A
la poetiza le robaron el Sol
La
mañana del día ocho del mes de las lluvias se despertó dormida, se puso de pie
–con el izquierdo primero para no incomodar a su suerte y para burlarse de su
muerte acechante- con el parsimonioso ritual de todos los días de todos los
amaneceres vividos y por vivir. Luego se santiguó para espantar los espíritus
malignos y perversos. Y ahora sí, dejó que su diestro tocara la tibieza del
suelo de madera, tanteó las arrastraderas de espuma y color celeste, se deslizó
hacia el baño después de correr la cortina rojiza del ventanal sin ser
encandilada por la suave iridiscencia del sol.
En
el baño sosegó su vejiga a reventar, lavó sus manos tres veces para evitar la
posibilidad de un accidente o cualquiera otra tragedia mundana, miró al otro
lado del espejo y acabó por fin de despertarse con un grito apagado de
estupefacción:
El
sol –Helio decía ella- no se reflejaba –como debía hacerlo a esa hora desde oriente-.
Miró ipso facto el reloj de latas
negras y números rojizos: 6:10, contaba.
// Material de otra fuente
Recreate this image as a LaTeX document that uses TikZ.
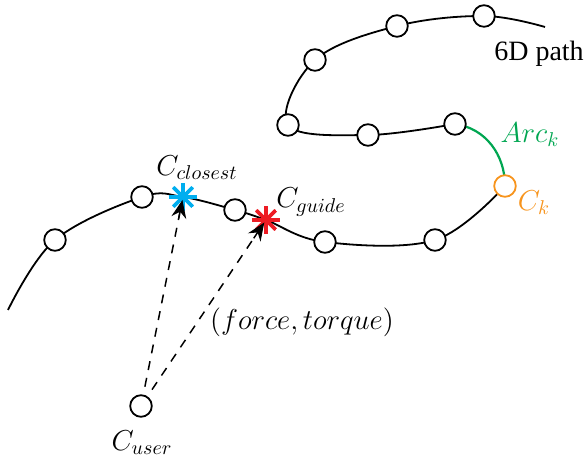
\documentclass[tikz,border=0pt]{standalone}
\usepackage{fontspec}
\setmainfont{Liberation Serif}
\usetikzlibrary{arrows.meta,calc}
\definecolor{cblue}{RGB}{0,174,239}
\definecolor{cred}{RGB}{237,28,36}
\definecolor{corange}{RGB}{247,148,29}
\definecolor{cgreen}{RGB}{0,166,81}
\begin{document}
\begin{tikzpicture}[x=0.5pt,y=0.5pt,
  dot/.style={circle,draw,fill=white,line width=0.9pt,minimum size=10.8pt,inner sep=0pt},
  curve/.style={line width=0.9pt},
  lbl/.style={font=\fontsize{14}{16}\selectfont,inner sep=0pt},
  aster/.style={circle,minimum size=14pt,inner sep=0pt,
    path picture={\foreach \a in {0,45,90,135}{\draw[#1,line width=1.9pt] (path picture bounding box.center) ++(\a:7pt) -- ++(\a+180:14pt);}}},
  guide/.style={dash pattern=on 4.5pt off 4pt,line width=0.75pt,shorten >=9pt,shorten <=4pt},
  tip/.style={solid,line width=0.75pt,-{Stealth[length=9pt,width=7.5pt,inset=3pt]},shorten >=1.5pt}]
\useasboundingbox (0,0) rectangle (587,458);
% path points
\coordinate (pS) at (8,148);
\coordinate (pL1) at (55,218);
\coordinate (pL2) at (142,261);
\coordinate (pBlue) at (183,261);
\coordinate (pL3) at (235,248);
\coordinate (pRed) at (266,238);
\coordinate (pB2) at (325,216);
\coordinate (pB1) at (435,218);
\coordinate (pCk) at (505,272);
\coordinate (pA6) at (455,334);
\coordinate (pA5) at (368,323);
\coordinate (pA4) at (288,333);
\coordinate (pA3) at (315,398);
\coordinate (pA2) at (397,432);
\coordinate (pA1) at (484,442);
\coordinate (pE) at (545,431);
% the path
\draw[curve] plot[smooth,tension=0.6] coordinates {(pS) (pL1) (pL2) (pBlue) (pL3) (pRed) (pB2) (pB1) (pCk)};
\draw[curve,cgreen,line width=1.1pt] (pCk) to[out=90,in=-8] (pA6);
\draw[curve] plot[smooth,tension=0.6] coordinates {(pA6) (pA5) (pA4) (pA3) (pA2) (pA1) (pE)};
% markers
\foreach \n in {L1,L2,L3,B2,B1,A6,A5,A4,A3,A2,A1}{\node[dot] (\n) at (p\n) {};}
\node[dot,draw=corange] (Ck) at (pCk) {};
\node[aster=cblue] (closest) at (pBlue) {};
\node[aster=cred] (guidept) at (pRed) {};
\node[dot] (user) at (141,52) {};
% arrows
\draw[guide] (user) -- (closest.center);
\draw[guide] (user) -- (guidept.center);
\draw[tip] ($(closest.center)!11pt!(user)$) -- (closest.center);
\draw[tip] ($(guidept.center)!11pt!(user)$) -- (guidept.center);
% labels
\node[lbl] (tpath) at (539,404) {6D path};
\node[lbl,text=cgreen] (tarc) at (530,323) {$Arc_k$};
\node[lbl,text=corange] (tck) at (534,255) {$C_k$};
\node[lbl] (tclosest) at (197,290) {$C_{closest}$};
\node[lbl] (tguide) at (311,256) {$C_{guide}$};
\node[lbl] (tforce) at (302,136) {$(force,torque)$};
\node[lbl] (tuser) at (142,15) {$C_{user}$};
\end{tikzpicture}
\end{document}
Sacó su bolso del armario, lo abrió
con manos muy pero muy temblorosas, agarró el reloj de pulso que desmintió la
versión horaria del reloj de latas negras y números rojizos: 6:14.
Luego
encendió el radio en busca de una tercera versión: sólo se dejaba escuchar un
barullo espectral de fin del mundo que la obligó a poner la palanquilla en Off, y otro tanto hizo el televisor:
sólo dejó ver la feroz lucha entre hormiguitas blanquinegras espectrales de fin
del mundo. Exactamente en ese punto del tiempo, en ese instante preciso,
despertó en su cama de un golpe, sudorosa y con una terrible sensación de
verosimilitud onírica. Repitió sagradamente todo su ritual: pie izquierdo, la
santa cruz, pie derecho, lavó sus manos tres veces, se vio en el espejo, y esta
vez dejó la cortina para el final: un segundo y medio después del segundo
despertar saltó del baño a la ventana, movió la cortina color azul – la había
visto de color rojo en el otro sueño- y despertó de pie frente al espejo… De
inmediato corrió a revisar los relojes: 6:10 decía uno, 6:14 decía el otro -
¿se había detenido acaso el tiempo?-. Voló hacia la ventana, corrió la cortina
de color amarillo macilento – no se percató del extraño cambio- y descubrió,
compungida, que había perdido dos maravillas: su realidad y la luz del sol.
Ante
tal certidumbre, ante tan magna pérdida se sentó a esperar a que aquello fuere
el sueño de un sueño de un sueño – tres sueños similares soñados casi al tiempo
y sin el tiempo- , y esperaba despertar en su cama, merced al bullicio del
reloj despertador, para poner su pie izquierdo en la madera, santiguarse, poner
su diestro, descorrer la cortina color amarillo macilento, sosegar su vejiga,
mirar al otro lado del espejo y ver el saludo del Astro desde el Oriente. O quizá,
podría despertar sudorosa y trémula por tanto flagelo onírico para mirar el
reloj y darse cuenta de que era media noche, que todo había sido una pesadilla
en la que soñaba tres sueños en los cuales, luego de la ceremonia diaria, se
daba cuenta de que Helio no había salido aún.
¡Pero
No! Terriblemente no. La realidad –que también es sueño, un sueño ajeno,
divino- es implacable y siempre contraria a los antojos… Nada pasó: se quedó
sentada, como sonámbula.
-
Me quedé sentada- decía - por más de dos horas,
esperando a que aquello fuese un sueño más, una metáfora más. Dos días después,
supe que padecía una extraña enfermedad ocular: no podía ver el Sol. Por ello
jamás escribí otro poema, porque mis poemas son hijos de la luz, no nacen en la
oscuridad.
Los
sueños extraños y simultáneos anunciaron su desgracia y se mofaron de ella
mudando el color de la cortina.
La
poetisa estaba, desde aquel aciago amanecer, muerta en vida: el Sol era su
única inspiración, Helio era su musa.